Minister for North Wales Lesley Griffiths has said the £30 million scheme on the A55 to improve safety, further protect against flooding and provide a new active travel route is progressing well.

The Aber to Tai’r Meibion scheme is intended to improve safety and resilience along a 2.2km stretch of the carriageway by removing direct accesses off the carriageway.

It will also see the removal of eight gaps in the central reservation which currently allow slow-moving agricultural vehicles to cross the A55. Four kilometres of active travel routes are also part of the scheme to help encourage more walking and cycling in the area. 

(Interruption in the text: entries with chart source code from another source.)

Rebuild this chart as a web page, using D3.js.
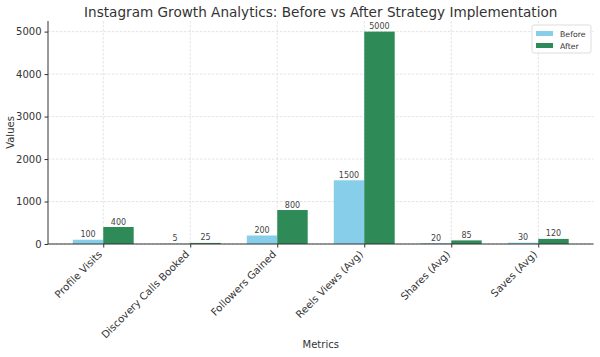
<!DOCTYPE html>
<html><head><meta charset="utf-8">
<script src="https://cdn.jsdelivr.net/npm/d3@7"></script>
<style>body{margin:0;background:#fff;} svg{display:block;font-family:"DejaVu Sans",sans-serif;}</style>
</head><body>
<script>
const categories = ["Profile Visits","Discovery Calls Booked","Followers Gained","Reels Views (Avg)","Shares (Avg)","Saves (Avg)"];
const before = [100,5,200,1500,20,30];
const after = [400,25,800,5000,85,120];
const yTicks = [0,1000,2000,3000,4000,5000];
const seriesNames = ["Before","After"];
const colors = ["#87CEEB","#2E8B57"];

const W=600,H=357;
const L=48,R=593.5,T=21,B=244;
const svg=d3.select("body").append("svg").attr("width",W).attr("height",H);
const barW=0.35;
const x=d3.scaleLinear().domain([-0.635,5.635]).range([L,R]);
const y=d3.scaleLinear().domain([0,5250]).range([B,T]);

// grid
const g=svg.append("g");
g.selectAll(".gy").data(yTicks).join("line").attr("x1",L).attr("x2",R)
 .attr("y1",d=>y(d)).attr("y2",d=>y(d)).attr("stroke","#d9d9d9").attr("stroke-width",0.7).attr("stroke-dasharray","2.5,1.5");
g.selectAll(".gx").data(categories).join("line").attr("y1",T).attr("y2",B)
 .attr("x1",(d,i)=>x(i)).attr("x2",(d,i)=>x(i)).attr("stroke","#d9d9d9").attr("stroke-width",0.7).attr("stroke-dasharray","2.5,1.5");

// bars
const series=[before,after];
series.forEach((vals,s)=>{
  const off = s===0 ? -barW : 0;
  svg.append("g").selectAll("rect").data(vals).join("rect")
    .attr("x",(d,i)=>x(i+off)).attr("width",x(barW)-x(0))
    .attr("y",d=>y(d)).attr("height",d=>y(0)-y(d)).attr("fill",colors[s]);
  svg.append("g").selectAll("text").data(vals).join("text")
    .attr("x",(d,i)=>x(i+off+barW/2)).attr("y",d=>y(d)-2.5)
    .attr("text-anchor","middle").attr("font-size",8).attr("fill","#444").text(d=>d);
});

// axes
const ya=svg.append("g").attr("transform",`translate(${L},0)`)
 .call(d3.axisLeft(y).tickValues(yTicks).tickSize(3.5).tickPadding(3).tickFormat(d3.format("d")));
ya.select(".domain").attr("d",`M0,${T}V${B}`).attr("stroke","#333").attr("stroke-width",1);
ya.selectAll(".tick line").attr("stroke","#333");
ya.selectAll(".tick text").attr("font-size",10).attr("fill","#333").attr("font-family","DejaVu Sans");

const xa=svg.append("g").attr("transform",`translate(0,${B})`)
 .call(d3.axisBottom(x).tickValues(d3.range(categories.length)).tickSize(3.5).tickFormat(i=>categories[i]));
xa.select(".domain").attr("d",`M${L},0H${R}`).attr("stroke","#333").attr("stroke-width",1);
xa.selectAll(".tick line").attr("stroke","#333");
xa.selectAll(".tick text").attr("font-size",10.2).attr("fill","#333").attr("font-family","DejaVu Sans")
 .attr("text-anchor","end").attr("dy",null).attr("y",null)
 .attr("transform","translate(-1,11) rotate(-45)");

// title & labels
svg.append("text").attr("x",(L+R)/2).attr("y",17).attr("text-anchor","middle")
 .attr("font-size",13.6).attr("fill","#333").text("Instagram Growth Analytics: Before vs After Strategy Implementation");
svg.append("text").attr("transform",`translate(14,${(T+B)/2}) rotate(-90)`).attr("text-anchor","middle")
 .attr("font-size",10).attr("fill","#333").text("Values");
svg.append("text").attr("x",(L+R)/2).attr("y",348).attr("text-anchor","middle")
 .attr("font-size",10).attr("fill","#333").text("Metrics");

// legend
const lg=svg.append("g").attr("transform","translate(532,25)");
lg.append("rect").attr("width",59).attr("height",28).attr("fill","#fff").attr("fill-opacity",0.8)
 .attr("stroke","#ddd").attr("rx",2);
seriesNames.forEach((n,i)=>{
  lg.append("rect").attr("x",4).attr("y",6+i*12).attr("width",17).attr("height",5).attr("fill",colors[i]);
  lg.append("text").attr("x",28).attr("y",11.5+i*12).attr("font-size",7.8).attr("fill","#333").text(n);
});
</script>
</body></html>
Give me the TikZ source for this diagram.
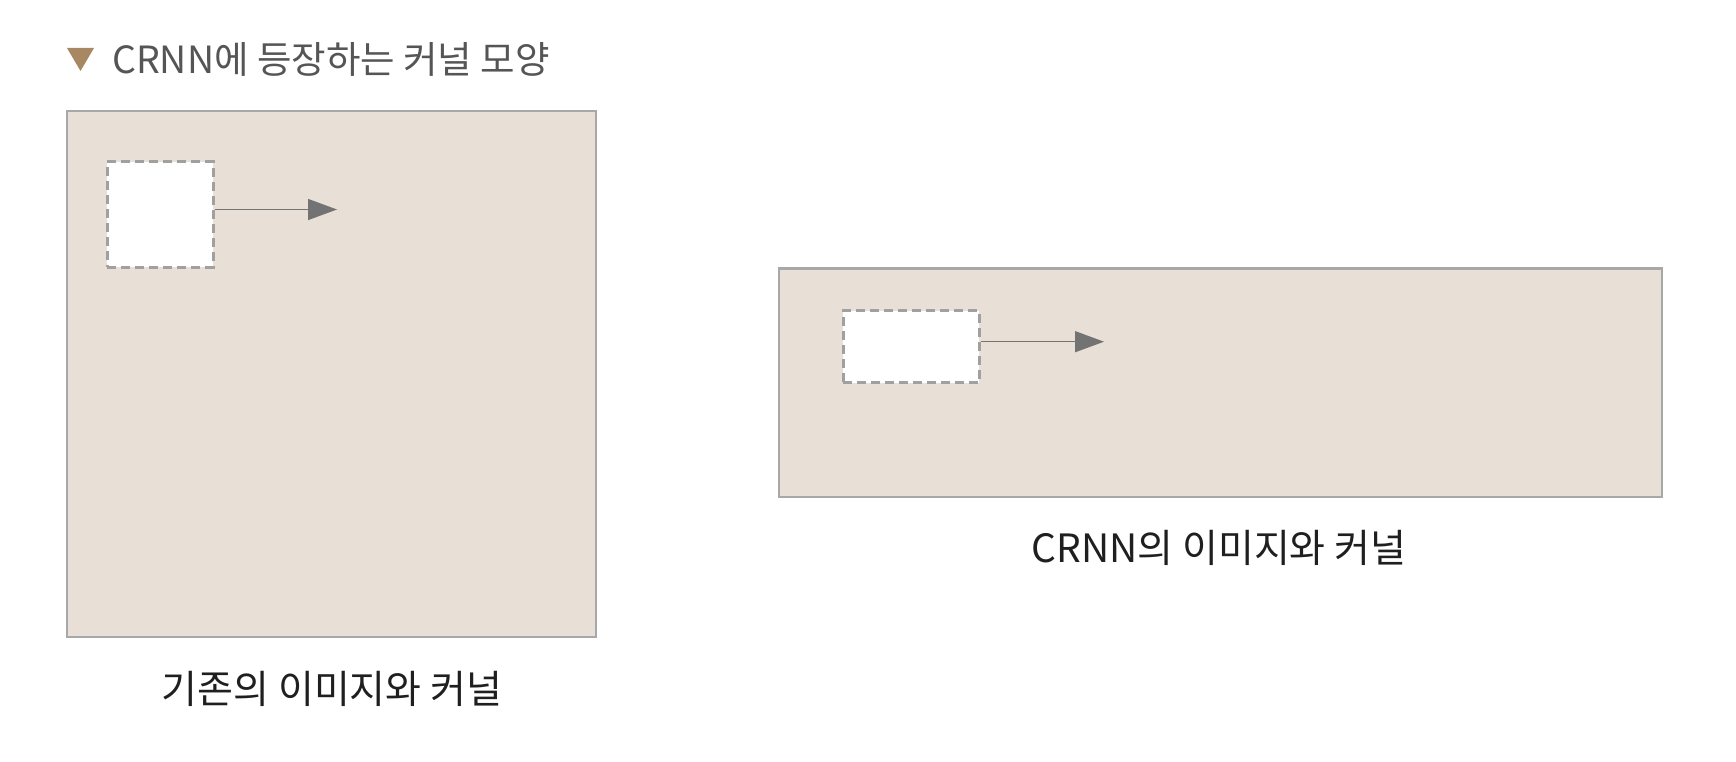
\documentclass[tikz,border=0pt]{standalone}
\usepackage{fontspec}
\newfontfamily\kr{Noto Sans CJK KR}
\usetikzlibrary{arrows.meta}
\definecolor{imgfill}{HTML}{E8E0D6}
\definecolor{imgdraw}{HTML}{A8A8A8}
\definecolor{kerndraw}{HTML}{A0A0A0}
\definecolor{arrowcol}{HTML}{737373}
\definecolor{tricol}{HTML}{A88862}
\definecolor{titlecol}{HTML}{555555}
\tikzset{
  imagebox/.style={fill=imgfill, draw=imgdraw, line width=2.6pt},
  kernelbox/.style={fill=white, draw=kerndraw, line width=3pt, dash pattern=on 9pt off 5pt},
  slide/.style={draw=arrowcol, line width=1.4pt, -{Triangle[length=29pt,width=21pt]}},
  caption/.style={font=\kr\fontsize{39}{44}\selectfont, text=black!88, inner sep=0pt},
}
\begin{document}
\begin{tikzpicture}[x=1pt,y=-1pt]
\useasboundingbox (0,0) rectangle (1736,762);
% title
\fill[tricol] (67,48) -- (94,48) -- (80.5,71) -- cycle;
\node[anchor=west, inner sep=0pt, text=titlecol, font=\kr\fontsize{37.5}{42}\selectfont] (title) at (112,59) {CRNN에 등장하는 커널 모양};
% left image
\draw[imagebox] (67,111) rectangle (596,637);
\node[kernelbox, minimum width=106pt, minimum height=105pt, inner sep=0pt] (k1) at (160,214.5) {};
\coordinate (t1) at (337,209.5);
\draw[slide] (k1.east |- t1) -- (t1);
\node[caption] (c1) at (332,689) {기존의 이미지와 커널};
% right image
\draw[imagebox] (779,268.5) rectangle (1662,497);
\node[kernelbox, minimum width=136pt, minimum height=72pt, inner sep=0pt] (k2) at (911.3,346.7) {};
\coordinate (t2) at (1104,341.7);
\draw[slide] (k2.east |- t2) -- (t2);
\node[caption] (c2) at (1219,548) {CRNN의 이미지와 커널};
\end{tikzpicture}
\end{document}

The scheme is expected to be completed by summer 2022.

 

Law firm issues warning about material shortages

Law firm Womble Bond Dickinson has warned that the shortage of key construction materials is proving so damaging that “it could change the way contracts are negotiated in the UK”.

Jessica Tresham, construction partner, said a return to the “dark days of the ’80s” could be on the cards if materials shortages aren’t resolved soon.

“Contractors and developers alike are being left in completely untenable positions because the cost of developments is varying so greatly. Steel alone is subject to price fluctuations of up to 30 per cent – and the cost of steel is a major proportion of many modern projects,” she added.

“Delivering a project for the agreed cost is becoming difficult – and in some cases, where materials can’t be sourced, completely impossible. We’ve come a long way since the 1980s, when it felt as if everyone was sparring all the time, but this feels like the closest we’ve ever come to returning to that kind of environment.”

Tresham said the situation is “bittersweet” because the government is working to rebuild the economy.

“There is real, pent-up ambition to invest in major developments, in housing, in eye-catching capital projects, but that determination is being undermined by the supply crisis.”

She suggested that a US-style model in which contracts are agreed with built-in cost flexibility could be a viable option.